August, 2011, saw the dazzling appearance of the closest and brightest Type Ia supernova since Type Ia’s were established as “standard candles” for measuring the expansion of the universe. The brilliant visitor, labeled SN 2011fe, was caught by the Palomar Transient Factory less than 12 hours after it exploded in the Pinwheel Galaxy in the Big Dipper.
Easy to see through binoculars, 2011fe was soon dubbed the Backyard Supernova. Major astronomical studies from the ground and from space followed close on its heels, recording its luminosity and colors as it rapidly brightened and then slowly faded away.
The international Nearby Supernova Factory (SNfactory), led by Greg Aldering of the U.S. Department of Energy’s Lawrence Berkeley National Laboratory (Berkeley Lab), has now released a unique dataset based on 32 nights of repeated observations of 2011fe with the SuperNova Integral Field Spectrograph (SNIFS), built by the SNfactory’s partners in Lyon and Paris, France, and mounted on the University of Hawaii’s 2.2-meter telescope on Mauna Kea. The observations began two weeks before the supernova reached its peak brightness and continued for over three months after maximum light had passed.
“We’d never before seen a Type Ia supernova this early,” says Aldering, a cosmologist in Berkeley Lab’s Physics Division. “Our measurements showed how remarkably normal 2011fe is.”
M101 type Ia supernova SN2011fe animated time series (SNfactory, Pereira et al. 2013).
SNfactory member Rui Pereira of the Institut de Physique Nucléaire de Lyon says that the collected data “will be the benchmark atlas for all future studies of Type Ia’s.” Pereira is the lead author of the article presenting the observations in the journal Astronomy & Astrophysics.
Why a perfectly normal supernova is so odd
Type Ia supernovae aren’t so much standard candles as “standardizable” ones. Graphs of how their brightness and spectral features change over time – their light curves – vary, but because timing and brightness are related, the light curves can be stretched (or squeezed) to match the standard. SN 2011fe’s light curve falls right in the peak of the distribution – as astrophysicists say, it has “stretch 1.”
Rollin Thomas, of Berkeley Lab’s Computational Research Division, was deeply involved in the 2011fe analysis. As new data arrived from the telescope each night he recalls thinking “please don’t be peculiar, please don’t be peculiar,” and was pleased to find that the supernova was so normal.
2011fe not only looks like a textbook case, it passes important tests. Its brightness at different times (epochs) could be accurately recorded because the distance to its home galaxy had been measured independently, and there was little or no dust in the line of sight to affect color or brightness.
Normal as it is, however, 2011fe’s light curve doesn’t match the leading computational models, none of which fit the SNfactory data.
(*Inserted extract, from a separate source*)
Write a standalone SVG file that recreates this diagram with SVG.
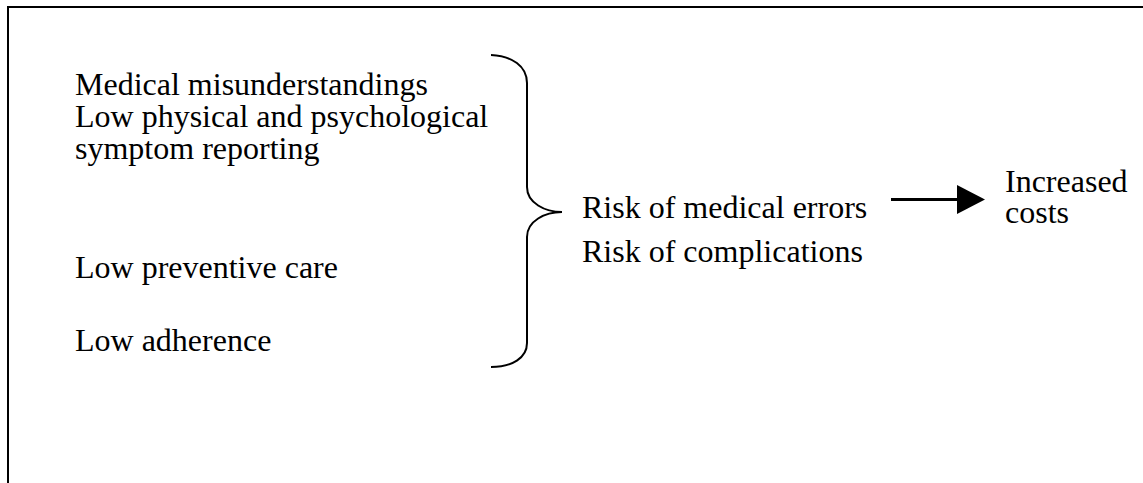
<svg xmlns="http://www.w3.org/2000/svg" width="1143" height="483" viewBox="0 0 1143 483">
<style>
text { font-family: "Liberation Serif", "Times New Roman", serif; font-size: 32px; fill: #000; }
.ln { stroke: #000; stroke-width: 2; fill: none; }
</style>
<rect x="0" y="0" width="1143" height="483" fill="#fff"/>
<g id="frame">
<path class="ln" d="M8,483 L8,7 L1143,7"/>
</g>
<g id="causes">
<text x="75" y="95">Medical misunderstandings</text>
<text x="75" y="127">Low physical and psychological</text>
<text x="75" y="159">symptom reporting</text>
<text x="75" y="278">Low preventive care</text>
<text x="75" y="351">Low adherence</text>
</g>
<g id="brace">
<path class="ln" d="M491,55 C512,56 527,66 527,83 L527,187 C527,203 545,212 562,212 C545,212 527,221 527,237 L527,343 C527,358 512,367 491,367"/>
</g>
<g id="risks">
<text x="582" y="218">Risk of medical errors</text>
<text x="582" y="262">Risk of complications</text>
</g>
<g id="outcome">
<text x="1005" y="192">Increased</text>
<text x="1005" y="223">costs</text>
</g>
<g id="connectors">
<line x1="891" y1="199.5" x2="960" y2="199.5" stroke="#000" stroke-width="3"/>
<polygon points="957,185 985,199.5 957,214" fill="#000"/>
</g>
</svg>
Given the unavoidable uncertainties of supernova observation, says Aldering, “to date it has been a little too easy to cobble data together, depending on what you think it should be.” The SNfactory’s benchmark atlas raises the bar. “From now on researchers won’t be able to arbitrarily tweak knobs in their models.”
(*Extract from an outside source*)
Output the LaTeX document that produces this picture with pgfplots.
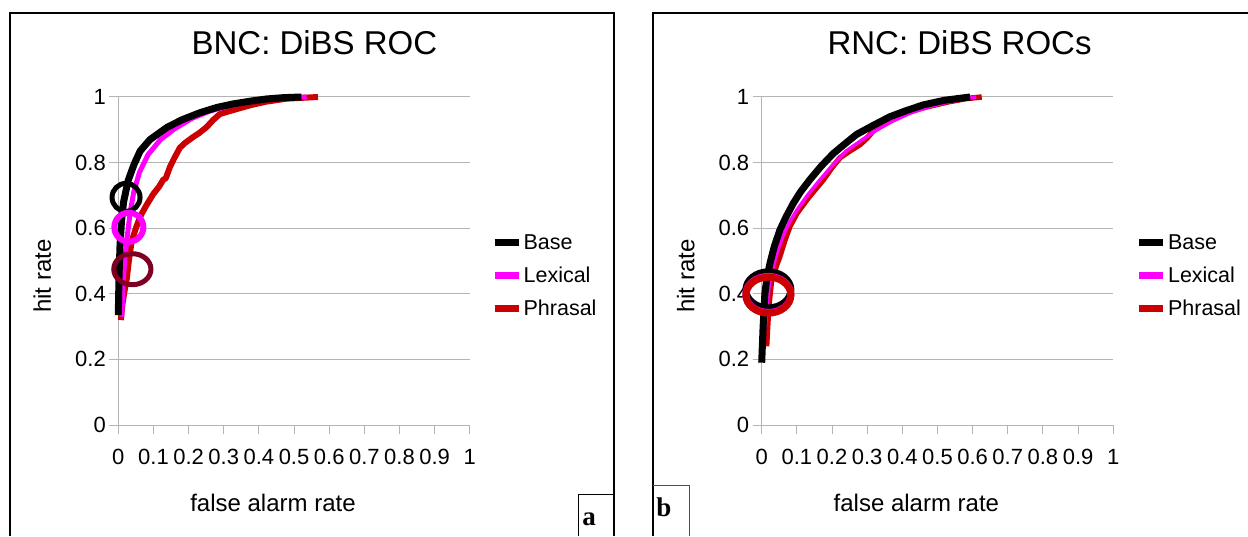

The 2011fe gold-standard atlas will help answer many longstanding questions about Type Ia supernovae, including the progenitors of these titanic thermonuclear explosions and the mechanisms of the explosions themselves.
The single degenerate model of Type Ia progenitors posits a single white dwarf that steals extra mass from a large companion star. (Electron “degeneracy” is a result of tight packing of atoms in a white dwarf.) In the resulting supernova explosion there should be signs of interaction with the companion, or what’s left of it. In the double degenerate model, two white dwarfs collide. The resulting supernova would show no signs of interaction with a companion.
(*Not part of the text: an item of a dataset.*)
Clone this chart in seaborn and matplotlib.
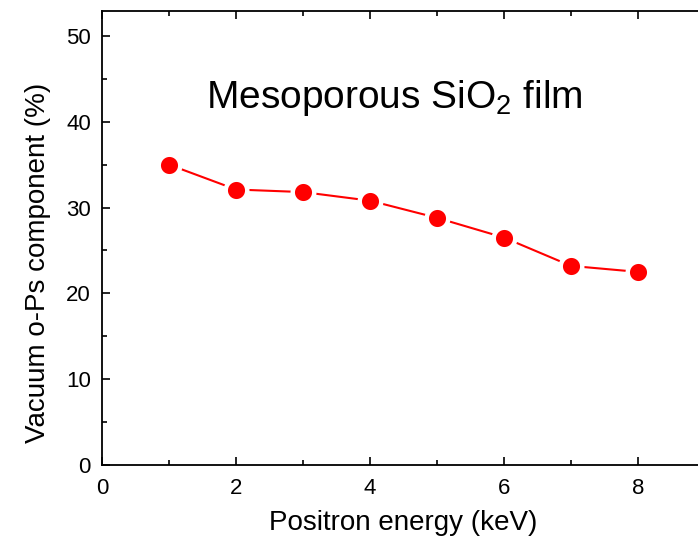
import matplotlib
matplotlib.use("Agg")
import matplotlib.pyplot as plt
import seaborn as sns
import pandas as pd

# positron implantation energy (keV) vs vacuum o-Ps fraction (%)
energy = [1, 2, 3, 4, 5, 6, 7, 8]
vacuum_ops = [35.0, 32.1, 31.8, 30.8, 28.8, 26.5, 23.2, 22.5]
x_ticks = [0, 2, 4, 6, 8]
y_ticks = [0, 10, 20, 30, 40, 50]

df = pd.DataFrame({"energy": energy, "vacuum_ops": vacuum_ops})

sns.set_style("ticks")
plt.rcParams["font.family"] = ["Liberation Sans", "DejaVu Sans"]
plt.rcParams["text.color"] = "black"
plt.rcParams["axes.labelcolor"] = "black"
plt.rcParams["xtick.color"] = "black"
plt.rcParams["ytick.color"] = "black"
plt.rcParams["mathtext.fontset"] = "custom"
plt.rcParams["mathtext.rm"] = "Liberation Sans"

fig = plt.figure(figsize=(6.98, 5.44), dpi=100)
# right spine sits just outside the picture, as in the cropped original
ax = fig.add_axes([102 / 698, 79 / 544, 603 / 698, 454 / 544])

sns.lineplot(data=df, x="energy", y="vacuum_ops", ax=ax, color="red",
             linewidth=1.5, marker="o", markersize=15.5,
             markerfacecolor="red", markeredgecolor="white",
             markeredgewidth=3.2)

ax.set_xlim(0, 9)
ax.set_ylim(0, 52.9)
ax.set_xticks(x_ticks)
ax.set_yticks(y_ticks)
ax.set_xticks([1, 3, 5, 7], minor=True)
ax.set_yticks([5, 15, 25, 35, 45], minor=True)
ax.tick_params(which="both", direction="in", top=True, right=False,
               width=1.2, labelsize=16)
ax.tick_params(axis="x", which="both", pad=9)
ax.tick_params(axis="y", which="both", pad=8)
ax.tick_params(which="major", length=6)
ax.tick_params(which="minor", length=3.5)
for s in ax.spines.values():
    s.set_linewidth(1.3)
    s.set_color("black")

ax.set_xlabel("Positron energy (keV)", fontsize=20, labelpad=8.5)
ax.set_ylabel("Vacuum o-Ps component (%)", fontsize=20)
ax.yaxis.set_label_coords(-0.085, 0.445)
ax.text(0.485, 0.786, "Mesoporous SiO$_\\mathrm{2}$ film", transform=ax.transAxes,
        ha="center", va="baseline", fontsize=28)

fig.savefig("out.png", dpi=100)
“The 2011fe observations can be used to test these models,” says Aldering. “For 2011fe, the existing models of the double-degenerate scenario agreed best at some epochs, but the single-degenerate scenario was better at others. And for some epochs both agreed very poorly with the data, suggesting these models have a way to go.”
The 2011fe data also point to unburned carbon as characteristic of the spectrum of a normal Type Ia. The finding adds support for a particular model, “pure turbulent deflagration,” compared to two-stage explosions that would eliminate most excess carbon.
Carbon surviving from the original white dwarf indicates that different supernovae burn material with a range of different efficiencies when they explode. Methods for detecting unburned carbon, which may often have been missed in the past, are suggested by the 2011fe data.
In sum, says Aldering, “The SN 2011fe atlas offers unprecedented detail and a solid point of reference for Type Ia physics. We’ve never had data like this. It’s a dream opportunity to stimulate deeper thinking about these markers of the expansion of the universe.”
This work was supported by DOE’s Office of Science; the Gordon and Betty Moore Foundation; the French National Center for Scientific Research (CNRS) National Institute of Nuclear and Particle Physics (IN2P3) and National Institute for Earth Sciences and Astronomy (INSU); the French National Program of Cosmology and Galaxies (PNCG); and the Transregional Research Center, “The Dark Universe” (TRR33), of the German Research Foundation (DFG).